Others also quoted the “vengeance is mine” Bible verse. Wayne Jones, the son of victim Celestine Chaney, said he had come across the footage of the shooting: “I watched you shoot her once, reload, and shoot her again.”
“You have to live with this one, bro, just as I have to live with this every day,” said Jones, who was wearing a cross necklace. “One day I hope you find it in your heart to apologize to those ten families … You don’t even know Black people that much to hate them. You learned this on the internet.”
Some spoke about forgiveness but in measured terms.
“I hope you do pray for forgiveness,” said Tamika Harper, the niece of victim Geraldine Talley. “You know, not forgiving, I’d be blocking my own blessing. Do I hate you? No. Do I want you to die? No, I want you stay alive, and think about this every day of your life. Think about my family and the other nine families that you have destroyed forever. I’m going to pray for you, and I want everyone to pray for all the families, that we can get through this.
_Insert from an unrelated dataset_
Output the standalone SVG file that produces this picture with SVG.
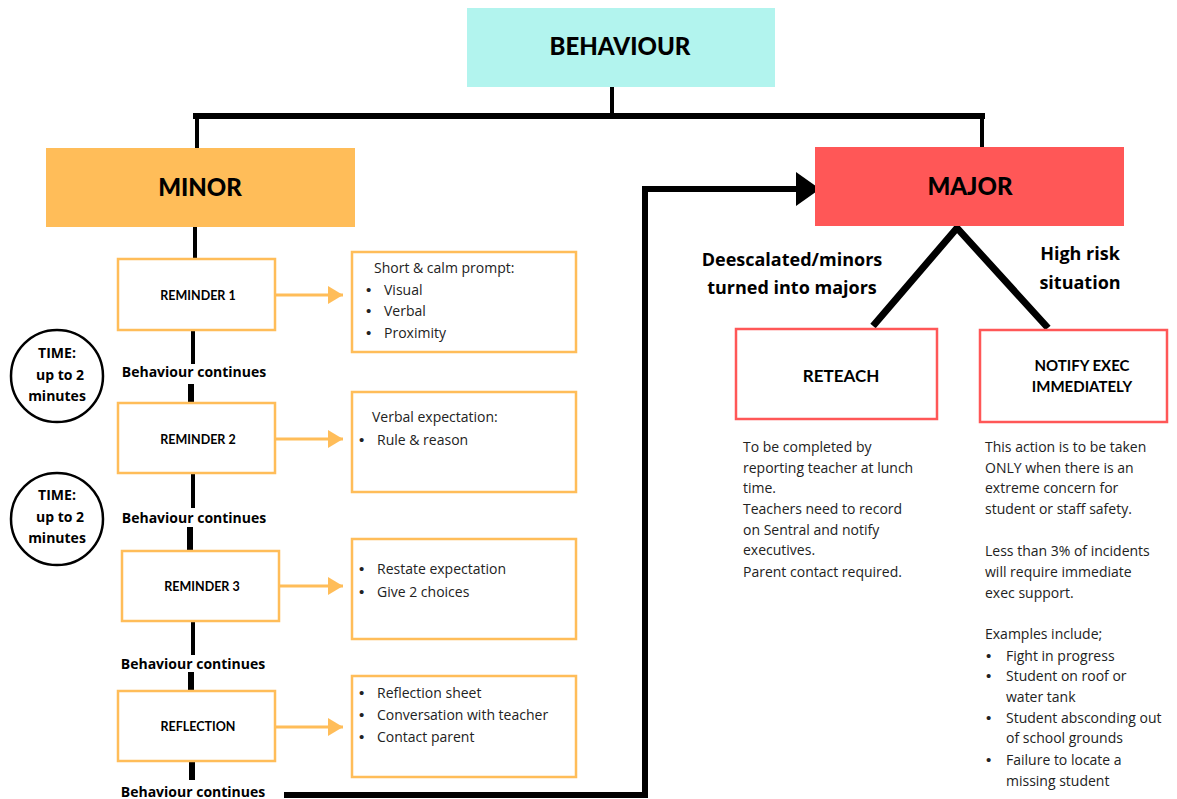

Right now, I feel like my life will never be the same.”
Another Talley family member said he forgave the gunman “not for your sake, but for mine.”
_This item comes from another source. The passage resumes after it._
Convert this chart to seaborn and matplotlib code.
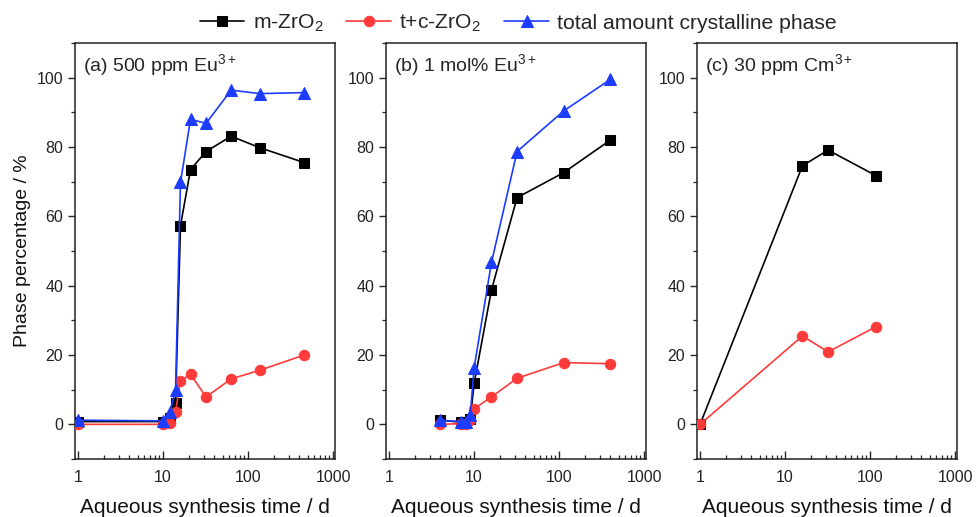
import numpy as np
import pandas as pd
import matplotlib
matplotlib.use("Agg")
import matplotlib.pyplot as plt
from matplotlib.ticker import LogLocator, MultipleLocator, NullFormatter
import seaborn as sns

# series names
series_names = ["m-ZrO$_2$", "t+c-ZrO$_2$", "total amount crystalline phase"]

# (a) 500 ppm Eu3+
time_a = [1, 10, 12, 14, 16, 21, 32, 63, 137, 457]
mono_a = [0.8, 0.8, 1.7, 6.2, 57.3, 73.5, 78.7, 83.1, 79.8, 75.5]
tetra_a = [0.0, 0.0, 0.3, 3.6, 12.6, 14.4, 7.9, 13.1, 15.6, 20.0]
total_a = [1.2, 1.0, 3.6, 9.8, 69.8, 88.0, 86.8, 96.4, 95.4, 95.7]

# (b) 1 mol% Eu3+
time_b = [4, 7, 8, 9, 10, 16, 32, 113, 400]
mono_b = [1.2, 0.6, 0.5, 1.4, 11.8, 38.8, 65.4, 72.6, 82.0]
tetra_b = [0.0, 0.2, 0.2, 1.2, 4.5, 7.9, 13.3, 17.8, 17.5]
total_b = [1.2, 0.8, 0.7, 2.6, 16.3, 46.7, 78.7, 90.4, 99.5]

# (c) 30 ppm Cm3+
time_c = [1, 16, 32, 118]
mono_c = [0.0, 74.6, 79.1, 71.7]
tetra_c = [0.0, 25.5, 20.9, 28.2]

panel_titles = ["(a) 500 ppm Eu$^{3+}$", "(b) 1 mol% Eu$^{3+}$", "(c) 30 ppm Cm$^{3+}$"]

colors = {series_names[0]: "#000000", series_names[1]: "#ff3a3a", series_names[2]: "#1c3cff"}
markers = {series_names[0]: "s", series_names[1]: "o", series_names[2]: "^"}
msizes = {series_names[0]: 6.5, series_names[1]: 7.5, series_names[2]: 8.5}


def make_frame(t, ys):
    rows = []
    for name, y in zip(series_names, ys):
        for ti, yi in zip(t, y):
            rows.append({"time": ti, "value": yi, "series": name})
    return pd.DataFrame(rows)


sns.set_style("white")
plt.rcParams["font.family"] = ["Liberation Sans", "DejaVu Sans"]
plt.rcParams["mathtext.fontset"] = "custom"
plt.rcParams["mathtext.rm"] = "Liberation Sans"
plt.rcParams["mathtext.it"] = "Liberation Sans:italic"

fig = plt.figure(figsize=(9.76, 5.17), dpi=100)
lefts = [75 / 976, 386 / 976, 697 / 976]
width = 260 / 976
bottom = 1 - 459 / 517
height = 416 / 517

panels = [
    (time_a, [mono_a, tetra_a, total_a]),
    (time_b, [mono_b, tetra_b, total_b]),
    (time_c, [mono_c, tetra_c]),
]

axes = []
for i, (t, ys) in enumerate(panels):
    ax = fig.add_axes([lefts[i], bottom, width, height])
    axes.append(ax)
    df = make_frame(t, ys)
    for name in series_names[:len(ys)]:
        sub = df[df["series"] == name]
        sns.lineplot(data=sub, x="time", y="value", ax=ax, color=colors[name],
                     marker=markers[name], markersize=msizes[name],
                     markeredgecolor=colors[name], linewidth=1.2,
                     label=name, legend=False, zorder=3 + series_names.index(name))
    ax.set_xscale("log")
    ax.set_xlim(0.92, 1050)
    ax.set_ylim(-10, 110)
    ax.xaxis.set_minor_locator(LogLocator(base=10, subs=np.arange(2, 10), numticks=20))
    ax.xaxis.set_minor_formatter(NullFormatter())
    ax.set_xticks([1, 10, 100, 1000])
    ax.set_xticklabels(["1", "10", "100", "1000"])
    ax.yaxis.set_major_locator(MultipleLocator(20))
    ax.yaxis.set_minor_locator(MultipleLocator(10))
    ax.tick_params(axis="x", which="major", direction="in", length=6, width=1.0,
                   labelsize=11.5, pad=8, bottom=True, labelcolor="#222222")
    ax.tick_params(axis="x", which="minor", direction="in", length=3, width=0.9, bottom=True)
    ax.tick_params(axis="y", which="major", direction="out", length=5, width=1.0,
                   labelsize=11.5, left=True, labelcolor="#222222")
    ax.tick_params(axis="y", which="minor", direction="out", length=3, width=0.9, left=True)
    for sp in ax.spines.values():
        sp.set_visible(True)
        sp.set_color("#222222")
        sp.set_linewidth(1.1)
    ax.set_xlabel("Aqueous synthesis time / d", fontsize=15, labelpad=9, color="#111111")
    ax.set_ylabel("")
    ax.text(0.03, 0.978, panel_titles[i], transform=ax.transAxes, fontsize=14,
            ha="left", va="top")

axes[0].set_ylabel("Phase percentage / %", fontsize=14, labelpad=4, color="#111111")

handles, labels = axes[0].get_legend_handles_labels()
fig.legend(handles, labels, loc="center", bbox_to_anchor=(0.531, 0.955), ncol=3,
           frameon=False, fontsize=15.2, handlelength=2.1, columnspacing=1.1,
           handletextpad=0.4, borderaxespad=0)

fig.savefig("out.png", dpi=100)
Zeneta Everhart’s son Zaire Goodman was shot in the neck but survived. He continues to face ongoing medical issues as well as trauma. Everhart said she won’t forgive because that “puts this tragedy in the laps of the victims and neither I nor my son will accept the responsibility for this terroristic act.” She said the shooter is the one who will “need to ask for forgiveness.”
And some just offered anger.
“I’m not going to be nice,” said Barbara Massey Mapps, the sister of victim Katherine Massey. “You killed my sister … I want to personally choke you.”
“I’m sad and I hate you,” said Deja Brown, the daughter of Andre Mackneil, who was buying a birthday cake for his 3-year-old son when he was killed. “I will never forgive you. It wasn’t my dad’s time to go. Who are you to think you control that?”
Gendron, who cried at one point in the hearing, did stand and give a statement apologizing: “I cannot express how much I regret all the decisions I made leading up to my actions on May 14. I did a terrible thing that day. I shot and killed people because they were Black. Looking back now I can’t believe I actually did it. I believed what I read online and acted out of hate … I do not want anyone to be inspired by me and what I did.”
Someone in the courtroom began screaming, wailing, and crying during his statement, yelling that he didn’t mean what he was saying.
Judge Susan Eagan sentenced Gendron to life in prison without the possibility of parole. New York does not have the death penalty.
“There are no mitigating factors to be considered,” said Eagan.
He faces additional federal charges including the possibility of the death penalty.